Eine bessere Lösung stellen JIT-Compiler dar, da sie die Vorteile von nativem Code mit denen von Java kombinieren. Anstatt eine ganze Anwendung zu kompilieren, lädt ein JIT-Compiler den Byte-Code und kompiliert ihn zur Laufzeit. JIT-Compiler haben dennoch gewisse Nachteile. So produzieren sie einen gewissen Overhead und können Fehler enthalten, die sich auf Java-Programme auswirken. Daneben benötigt jede Plattform einen eigenen JIT-Compiler, was jeweils Konfigurationsaufwand mit sich bringt.

Mit Hotspot hat Sun einen Beitrag zur Leistungssteigerung von Java-Anwendungen eingebracht, der einen Kompromiss zwischen JIT-Kompilierung und JVM-(Java Virtual Machine-)Ausführung bietet. Werden Teile eines Programmcodes nur einmal ausgeführt, ist der Geschwindigkeitsgewinn durch Kompilierung geringer als die Zeit, die während der Kompilierung vergeht, was zu einer geringeren Gesamt-Performance führt. Hotspot führt deshalb zunächst den gesamten Code in der JVM aus und analysiert dabei, welche Passagen von einer Kompilierung profitieren. Die übrigen Abschnitte werden im Bytecode beibehalten.

Im Allgemeinen ist es schwierig, die generelle Geschwindigkeit von JVMs zu ermitteln, da Java auf sehr vielen Plattformen läuft und die heutigen Benchmarks noch unausgereift sind. IBMs virtuelle Maschinen gelten aber auf den eigenen und der Windows- Plattform als die schnellsten. Suns Hotspot ist neben anderen JITs und nativen Compilern ebenfalls als sehr schnell einzustufen.

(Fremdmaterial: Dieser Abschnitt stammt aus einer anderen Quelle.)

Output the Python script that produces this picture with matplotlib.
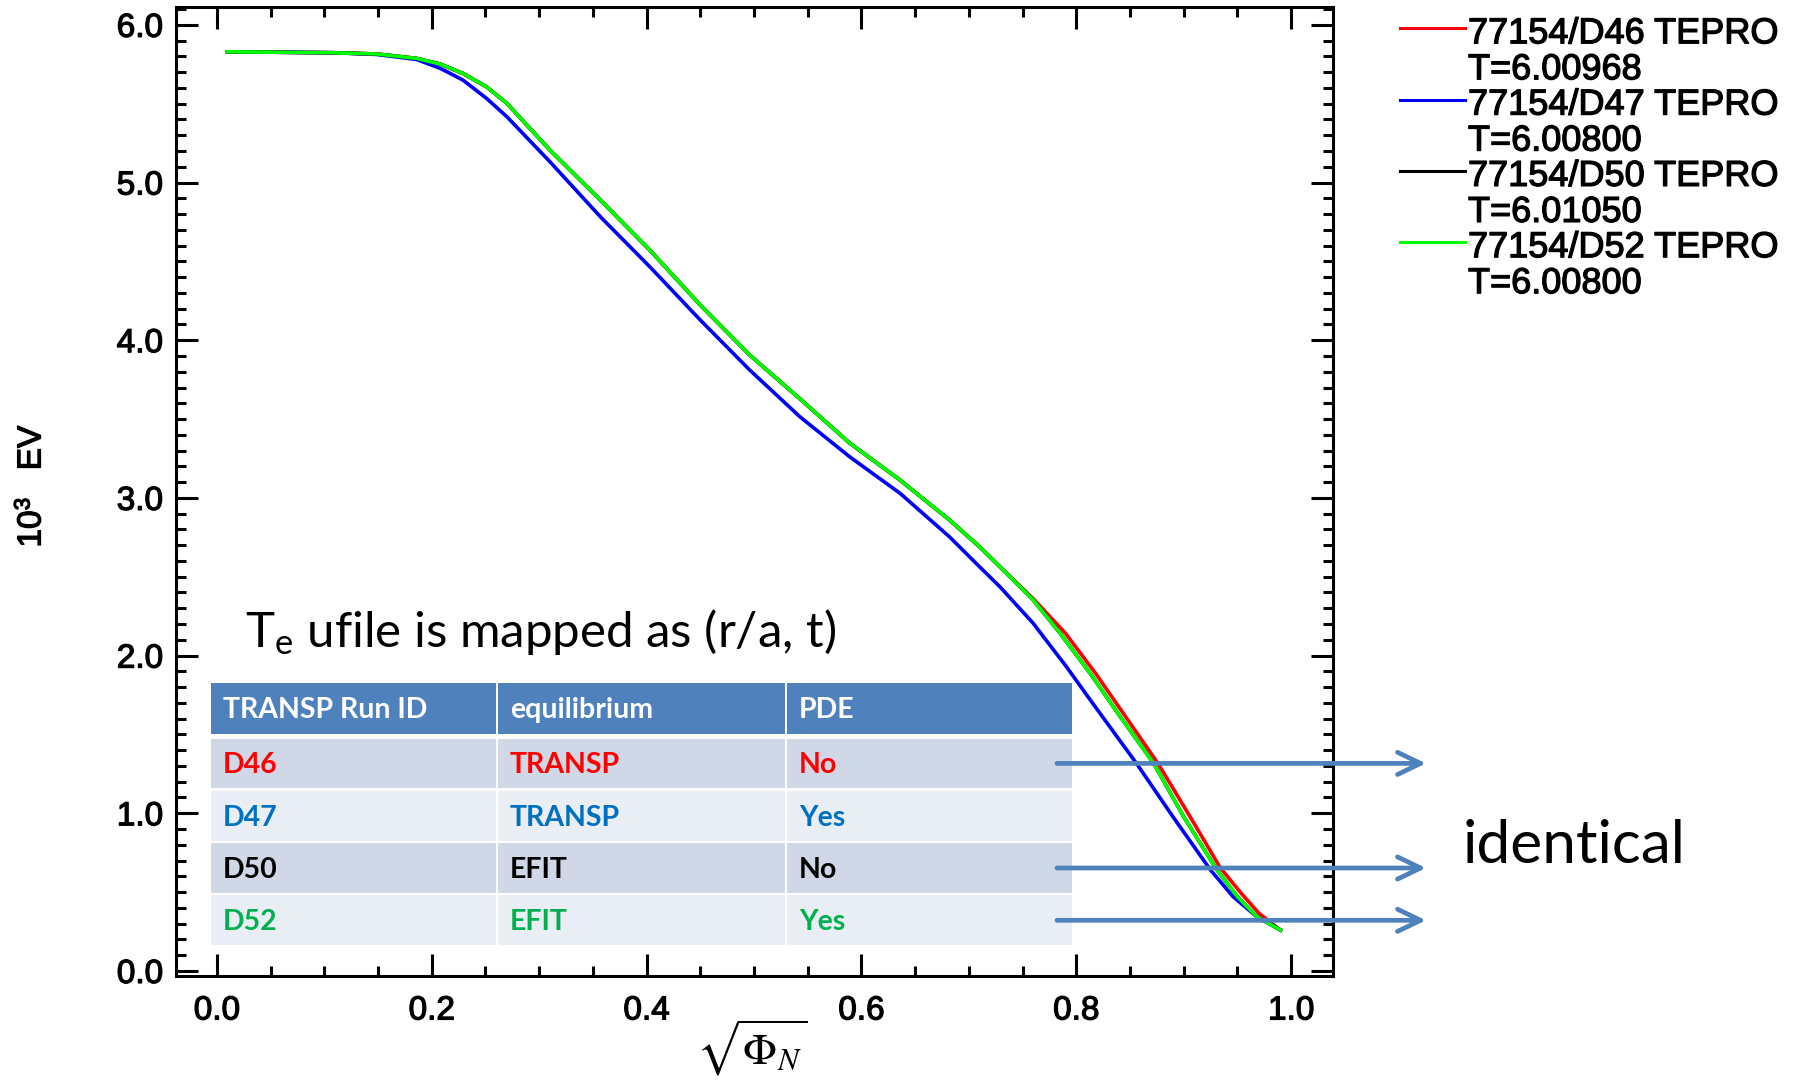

Interessant ist eine Entwicklung von Gemstone Systems. Das Unternehmen, das bisher für Technologien im Bereich Objektdatenbanken bekannt war, hat mit "Gemstone/J" eine Hochleistungs-JVM herausgebracht. Statt des üblichen Ansatzes mit einer JVM pro Computer verteilt und koordiniert Gemstone/J viele verschiedene JVMs. Dadurch ergeben sich einige Vorteile wie kürzere Pausen bei der Garbage Collection und geringere Speicherbelegung. Außerdem können verschiedene JVMs jeweils für unterschiedliche Anwendungen optimiert werden.

Was Java in jedem Fall für eine angemessene Arbeitsgeschwindigkeit voraussetzt, ist eine üppige Ausstattung mit Arbeitsspeicher. In der Regel belegen Java-Programme etwa den vierfachen Speicher wie C- und C++-Anwendungen und das Zweifache im Vergleich mit Skripten in Perl, Python, Rexx oder Tcl. Ein Java-Entwickler benötigt auf seinem Rechner also mindestens 128 MB RAM, wobei die idealen Voraussetzungen erst mit 512 MB und mehr erfüllt sind.

Sun ist stets davon ausgegangen, dass die Hersteller von Betriebssystemen sich um die Entwicklung von virtuellen Maschinen für Java bemühen. Diese Rechnung ist bisher nicht aufgegangen, einzig IBM hat hier über seine eigenen Produkte hinaus Leistungen eingebracht. Microsoft, der größte Betriebssystem-Hersteller, ist gerade dabei, sich weitgehend aus dem Java-Geschäft zurückzuziehen, und versucht mit .NET, eine Gegenstrategie zu lancieren. Der einst populärste Browser "Navigator" von Netscape schließlich, der für viele Anwender die Standardlaufzeitumgebung für Java-Applets war, fiel seit jeher durch seine bescheidene JVM-Implementierung unangenehm auf.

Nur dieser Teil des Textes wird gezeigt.